The classic way to test for divisibility of 2^p -1 by q is to compute

2^p mod q and look for a 1 remainder. It's a fast and easy power ladder.

The slow step is of course doing the mod q step. There's lots of strategies.

The important cases are when q> 2^64, so I'm using 3 32 bit words as my representation.

The modular method I use for SPRP testing is

Montgomery reduction, and that's what I was planning to use for trial division as well. I have that working and it's successful.. though of course you always want more performance.

I've thought of using the "multiply trick" of computing 2^160/q and changing the division into a multiplication. There's also some clever tricks to use q^-1 mod 2^160, but I think that these precomputes are already slower than the Montgomery method.
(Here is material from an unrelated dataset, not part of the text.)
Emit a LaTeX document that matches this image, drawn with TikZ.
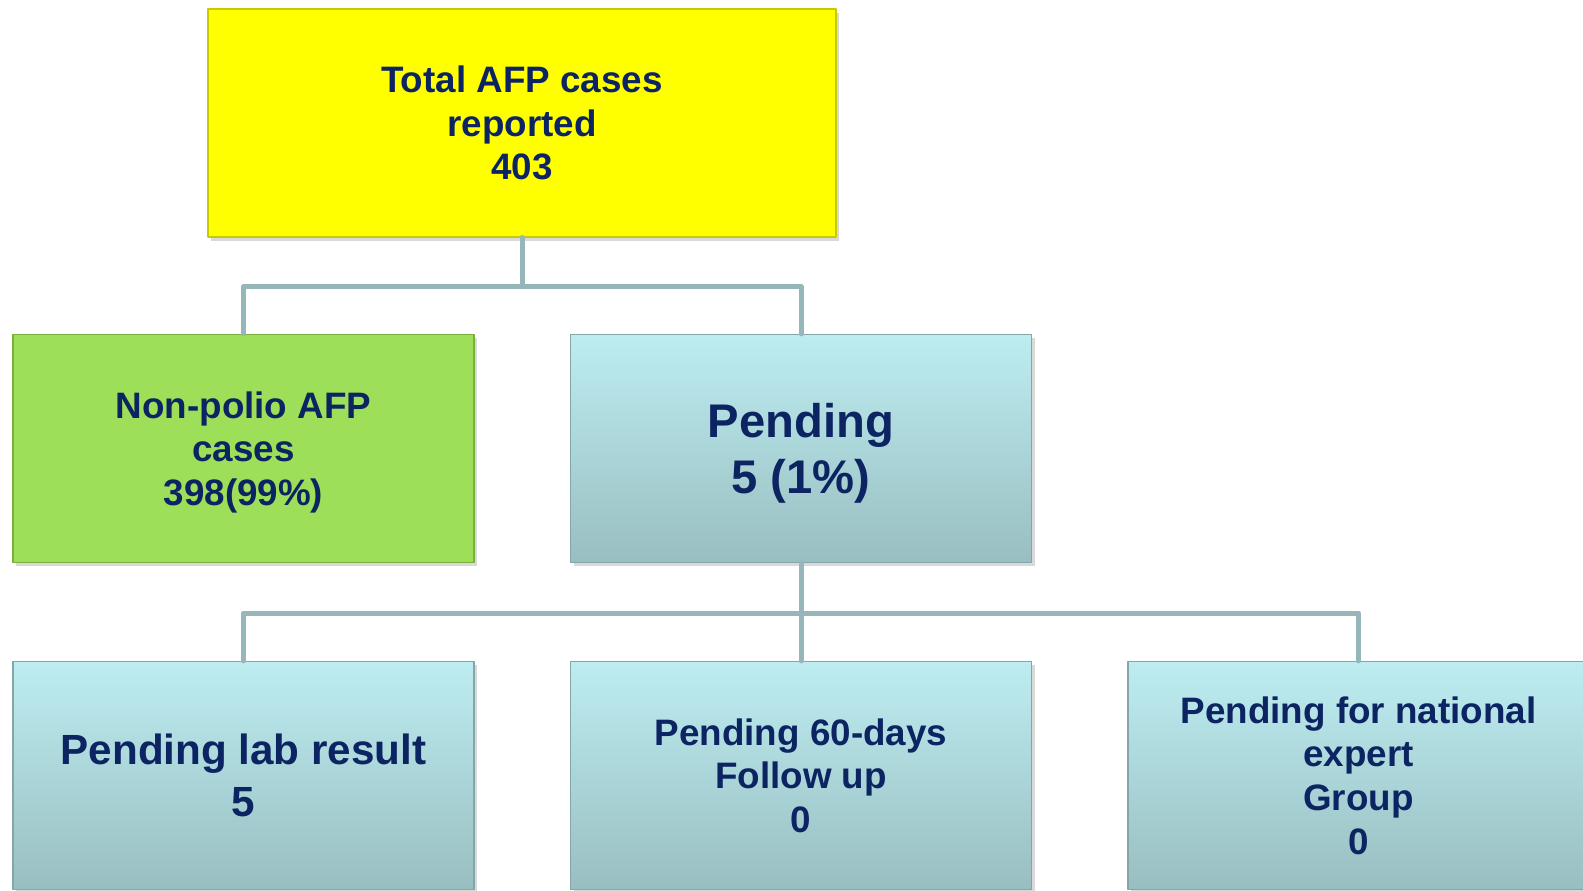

The trial division tools in

MERS uses several methods depending on the size of q. But for the interesting and most common case of q>2^62, it just jumps to an arbitrary precision library.

Prime95, however, is very interesting but also fairly opaque. Despite the many comments in factor32.asm and factor64.asm, it's hard to decipher its approach! It seems as if it computes an (approximate!) floating point reciprocal to q, then uses that to compute how many multiples of q to subtract off. So this may be doing classic division and subtraction to compute its mods, boosted by using a floating point initial approximation step.

I may be very wrong about this because the code is so

**beautifully tuned **and expanded that it's hard to take a step back and see its strategy at a larger level. The comments in the code also are well written but at a very low statement level.

I understand the sieve steps, but can someone give a higher level description of P95's computational method of 2^p mod q?